Ingredients. *Apricots*, *Corn Syrup*, *High Fructose Corn Syrup*, *Modified Corn Starch*, *Vinegar*, Salt, Water, Potassium Sorbate And Sodium Benzoate (As Preservatives), Spice And Natural Flavor, Contains Sulfites.


----------



## Two Knots (Nov 12, 2011)

Yes, you could probably make up some...

Well, I just pulled out a take out pouch of duck sauce and here it is.

You can start with peach and apricot preserves, add water, vinegar, corn syrup, salt, onion, garlic and pepper...
How could that be bad? I would make a small amount to experiment with...no need to freeze...if you keep it refrigerated.
I’m sure it has a long shelf life.


----------



## Nik333 (Mar 1, 2015)

No nutmeg? The brand you mentioned previously said "spice". There must be no standardized recipe.


I thought they used dried fruit because it said sulfites. I just noticed it has more sugars than fruit!


It sounds like fun to experiment with apricots and peaches.


----------



## Two Knots (Nov 12, 2011)

nutmeg? I don’t see nutmeg in here...if you use apricot & peach preserves
I would lighten up on the corn syrup as the preserves are sweet...Vinegar would help to tone down the sweetness.


----------



## wooleybooger (Feb 23, 2019)

Numerous recipes on the internet. It can be easy or complicated.

https://simpleseasonal.com/recipes/homemade-duck-sauce

https://food52.com/recipes/42214-2-ingredient-duck-sauce

https://www.food.com/recipe/chinese-duck-sauce-213499#activity-feed

https://www.thespruceeats.com/chinese-duck-sauce-plum-recipe-1806745


----------



## Colbyt (Jan 27, 2014)

This is an amalgamation of 6 different recipes I found online. It wasn't LaChoy but it wasn't bad.




> *Sweet and Sour Sauce
> *
> *Why It Works*
> 
> ...


 It makes too much for us to use within 2 weeks so I may try the one you found on Amazon.

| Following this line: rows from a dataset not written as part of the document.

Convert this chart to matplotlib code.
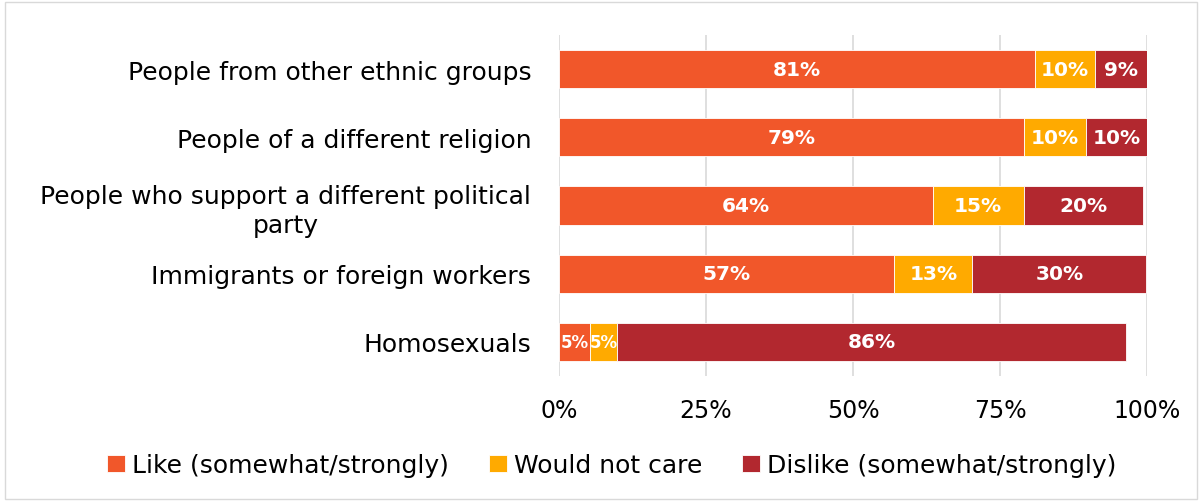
import matplotlib.pyplot as plt
from matplotlib.patches import Rectangle

plt.rcParams['font.family'] = ['DejaVu Sans']

# Data
groups = ["People from other ethnic groups", "People of a different religion",
          "People who support a different political\nparty", "Immigrants or foreign workers",
          "Homosexuals"]
like = [80.9, 79.1, 63.6, 57.0, 5.3]
not_care = [10.2, 10.5, 15.4, 13.3, 4.6]
dislike = [8.9, 10.4, 20.4, 29.6, 86.5]
series_names = ["Like (somewhat/strongly)", "Would not care", "Dislike (somewhat/strongly)"]
colors = ["#F1572A", "#FFAA00", "#B2282F"]

fig = plt.figure(figsize=(12.02, 5.02), dpi=100)
ax = fig.add_axes([559 / 1202, 1 - 377 / 502, 588 / 1202, 341 / 502])

ypos = list(range(len(groups)))
left = [0] * len(groups)
for name, vals, c in zip(series_names, [like, not_care, dislike], colors):
    ax.barh(ypos, vals, left=left, height=0.56, color=c, label=name,
            edgecolor='white', linewidth=0.6, zorder=3)
    for y, v, l in zip(ypos, vals, left):
        # narrow segments get a slightly smaller label so neighbours don't collide
        fs = 12 if v < 7 else 14.5
        ax.text(l + v / 2, y, f"{round(v):.0f}%", ha='center', va='center',
                color='white', fontsize=fs, fontweight='bold', zorder=4)
    left = [a + b for a, b in zip(left, vals)]

ax.set_xlim(0, 100)
ax.set_ylim(4.5, -0.5)
ax.set_yticks(ypos)
ax.set_yticklabels(groups, fontsize=18, multialignment='center', linespacing=1.25)
ax.set_xticks([0, 25, 50, 75, 100])
ax.set_xticklabels(["0%", "25%", "50%", "75%", "100%"], fontsize=17)
ax.tick_params(length=0)
ax.tick_params(axis='y', pad=20)
ax.tick_params(axis='x', pad=16)
ax.grid(axis='x', color='#D9D9D9', linewidth=1.2, zorder=0)
for s in ax.spines.values():
    s.set_visible(False)

ax.legend(loc='center', bbox_to_anchor=(612 / 1202, 1 - 466 / 502), bbox_transform=fig.transFigure,
          ncol=3, frameon=False, fontsize=18, handlelength=0.7, handleheight=0.7,
          handletextpad=0.3, columnspacing=1.6)

fig.patches.append(Rectangle((5 / 1202, 2 / 502), 1192 / 1202, 497 / 502, transform=fig.transFigure,
                             fill=False, edgecolor='#D9D9D9', linewidth=1))

fig.savefig("out.png", dpi=100)
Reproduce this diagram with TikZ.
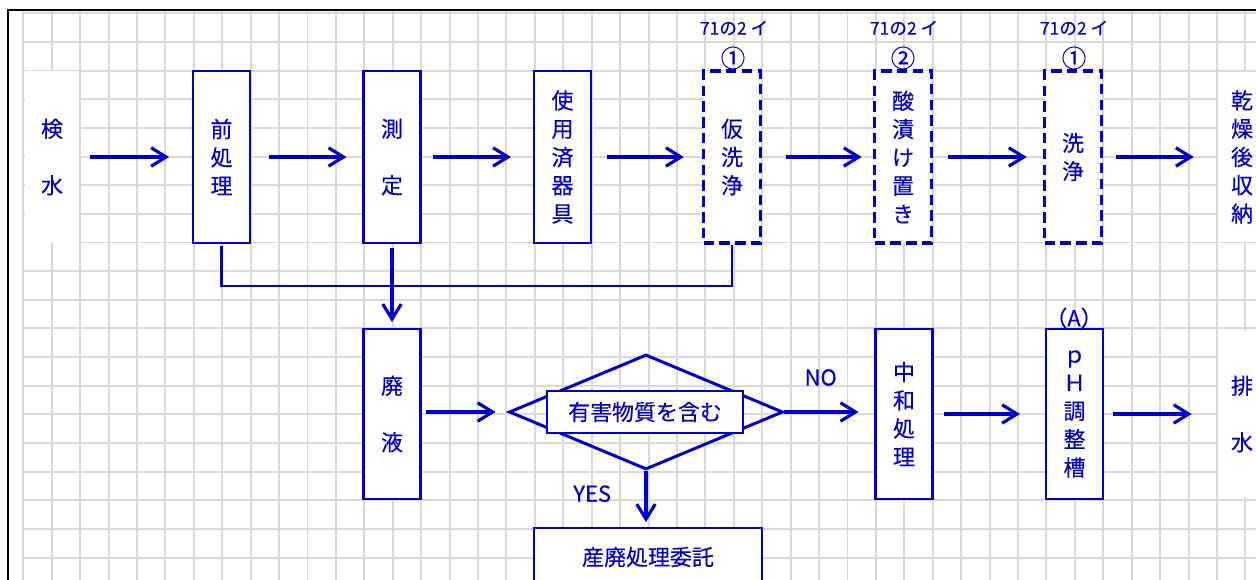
\documentclass[tikz,border=0pt]{standalone}
\usepackage{fontspec}
\setmainfont{Noto Sans CJK JP}[FakeBold=0.3]
\usepackage{tikz}
\usetikzlibrary{shapes, arrows.meta}
\definecolor{fcblue}{RGB}{0,0,204}
\definecolor{gridgray}{RGB}{217,217,217}
\tikzstyle{line} = [draw, fcblue, line width=1.8pt, -{Straight Barb[length=8.5pt,width=10.5pt]}]
\tikzstyle{conn} = [draw, fcblue, line width=1.5pt]
\tikzstyle{block}=[draw=fcblue, line width=1.2pt, rectangle, fill=white, text=fcblue, align=center, inner sep=0pt, minimum width=1.14cm, minimum height=3.44cm]
\tikzstyle{dblock}=[block, line width=2pt, dash pattern=on 6pt off 3pt]
\tikzstyle{plain}=[rectangle, fill=white, text=fcblue, align=center, inner sep=0pt]
\tikzstyle{lbl}=[text=fcblue, inner sep=0pt]
\tikzstyle{gridline}=[draw=gridgray, line width=1.1pt]

\begin{document}
\begin{tikzpicture}[x=0.02cm, y=-0.02cm, font=\fontsize{12.5}{16.1}\selectfont]
		\useasboundingbox (0,0) rectangle (1256,580);
		\foreach \i in {0,...,43} \draw[gridline] ({23.3+28.42*\i},11) -- ({23.3+28.42*\i},580);
		\foreach \j in {0,...,19} \draw[gridline] (23.3,{13.3+28.65*\j}) -- (1256,{13.3+28.65*\j});
		\draw[black, line width=1.3pt] (8,580) |- (1256,10);
		\node[plain, minimum width=1.1cm, minimum height=3.44cm] (K) at (52,157) {検\\[16.1pt]水};
		\node[block] (PR) at (221.5,157) {前\\処\\理};
		\node[block] (M) at (392,157) {測\\[16.1pt]定};
		\node[block] (U) at (562.5,157) {使\\用\\済\\器\\具};
		\node[dblock] (W1) at (732,157) {仮\\洗\\浄};
		\node[dblock] (A) at (903,157) {酸\\漬\\け\\置\\き};
		\node[dblock] (W2) at (1073,157) {洗\\浄};
		\node[plain, minimum width=0.96cm, minimum height=3.4cm] (S) at (1242,157) {乾\\燥\\後\\収\\納};
		\node[lbl, font=\fontsize{10}{12}\selectfont] at (734,28) {71の2 イ};
		\node[lbl, font=\fontsize{10}{12}\selectfont] at (904,28) {71の2 イ};
		\node[lbl, font=\fontsize{10}{12}\selectfont] at (1074,28) {71の2 イ};
		\node[lbl, font=\fontsize{14}{16}\selectfont] at (733,58) {①};
		\node[lbl, font=\fontsize{14}{16}\selectfont] at (903,58) {②};
		\node[lbl, font=\fontsize{14}{16}\selectfont] at (1074,58) {①};
		\draw[line, shorten <=5.7pt, shorten >=13pt] (K) -- (PR);
		\draw[line, shorten <=10.2pt, shorten >=9.1pt] (PR) -- (M);
		\draw[line, shorten <=6.3pt, shorten >=12.5pt] (M) -- (U);
		\draw[line, shorten <=8.5pt, shorten >=10.2pt] (U) -- (W1);
		\draw[line, shorten <=13.6pt, shorten >=6.3pt] (W1) -- (A);
		\draw[line, shorten <=8.5pt, shorten >=9.1pt] (A) -- (W2);
		\draw[line, shorten <=7.4pt, shorten >=13.6pt] (W2) -- (S);
		\node[block, minimum height=3.4cm] (L) at (392,414) {廃\\[16.1pt]液};
		\draw[conn, shorten <=1pt] (PR.south) -- ++(0,42) -| (W1.south);
		\draw[line, shorten <=2pt, shorten >=3.4pt] (M.south) -- (L.north);
		\node[diamond, draw=fcblue, line width=1.7pt, inner sep=0pt, minimum width=5.48cm, minimum height=2.3cm] (D) at (646,412) {};
		\node[block, minimum width=3.92cm, minimum height=0.84cm] (H) at (645,412) {有害物質を含む};
		\node[block, minimum height=3.4cm] (N) at (904,414) {中\\和\\処\\理};
		\node[block, minimum height=3.4cm] (PH) at (1074.5,414) {ｐ\\Ｈ\\調\\整\\槽};
		\node[lbl] at (1074,318) {（A）};
		\node[plain, minimum width=0.96cm, minimum height=3.34cm] (E) at (1242,414) {排\\[16.1pt]水};
		\node[block, minimum width=4.56cm, minimum height=1.16cm] (T) at (648,557) {産廃処理委託};
		\draw[line, shorten <=2.3pt, shorten >=6.8pt] (L.east |- D.west) -- (D.west);
		\draw[line, shorten >=9.1pt] (D.east) -- node[lbl, above, yshift=14pt, xshift=-5pt]{NO} (D.east -| N.west);
		\draw[line, shorten <=5.7pt, shorten >=14.2pt] (N) -- (PH);
		\draw[line, shorten <=5.1pt, shorten >=14.8pt] (PH) -- (E);
		\draw[line, shorten >=2.8pt] (D.south) -- node[lbl, left, xshift=-19pt, yshift=3pt]{YES} (D.south |- T.north);
	\end{tikzpicture}
\end{document}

edit: My price came up as 7.48 for that. I guess you got a better deal.


----------



## Two Knots (Nov 12, 2011)

Why is that? it’s still coming up 3.99 for me.


----------



## Nik333 (Mar 1, 2015)

Duck sauce and Sweet and Sour are two different things. Just fyi.


----------



## Two Knots (Nov 12, 2011)

This one looks good from Wooleys first link.

Duck Sauce
¾ C all-natural apricot jam
4 Tbsp rice vinegar
½ tsp low sodium soy sauce
2 medium cloves fresh minced garlic*
1 tsp fresh minced ginger*
½ tsp chili powder
1/16 tsp cayenne powder (or to taste)

******************************
You can half the recipe.
6 tablespoons apricot Jam
2 Tablespoons rice vinegar
1/4 tsp soy sauce
1 clove minced garlic
1/2 tea minced ginger
1/4 tea chili powder
Dash cayenne pepper


----------



## wooleybooger (Feb 23, 2019)

Two Knots said:


> Why is that? it’s still coming up 3.99 for me.


Came up $7.48 for me also. I wonder if Amazon indulges in regional pricing... 

Still good compared to local prices I think.


----------



## Old Thomas (Nov 28, 2019)

Can I make it by shoving a duck in a blender? Probably should use a dead one.


----------



## Colbyt (Jan 27, 2014)

Two Knots said:


> Why is that? it’s still coming up 3.99 for me.



Because you are on Amazon Fresh which is not available in my area and may not be in yours. The price on Amazon is about twice that but probably still a good deal.


----------



## wooleybooger (Feb 23, 2019)

Available in Houston but my address is about 2 miles outside Houston city limits. Looks like it also requires Prime membership. I'm never in that big of a hurry to get anything from them.


----------



## Colbyt (Jan 27, 2014)

wooleybooger said:


> Available in Houston but my address is about 2 miles outside Houston city limits. Looks like it also requires Prime membership. I'm never in that big of a hurry to get anything from them.





Actually it requires prime and an additional fee of 14.99 per month. I have prime but would not pay extra for fresh.


----------



## wooleybooger (Feb 23, 2019)

Colbyt said:


> Actually it requires prime and an additional fee of 14.99 per month. I have prime but would not pay extra for fresh.


There is no such thing as free lunch or free shipping. I'm not paying Amazon any more that I have to.


----------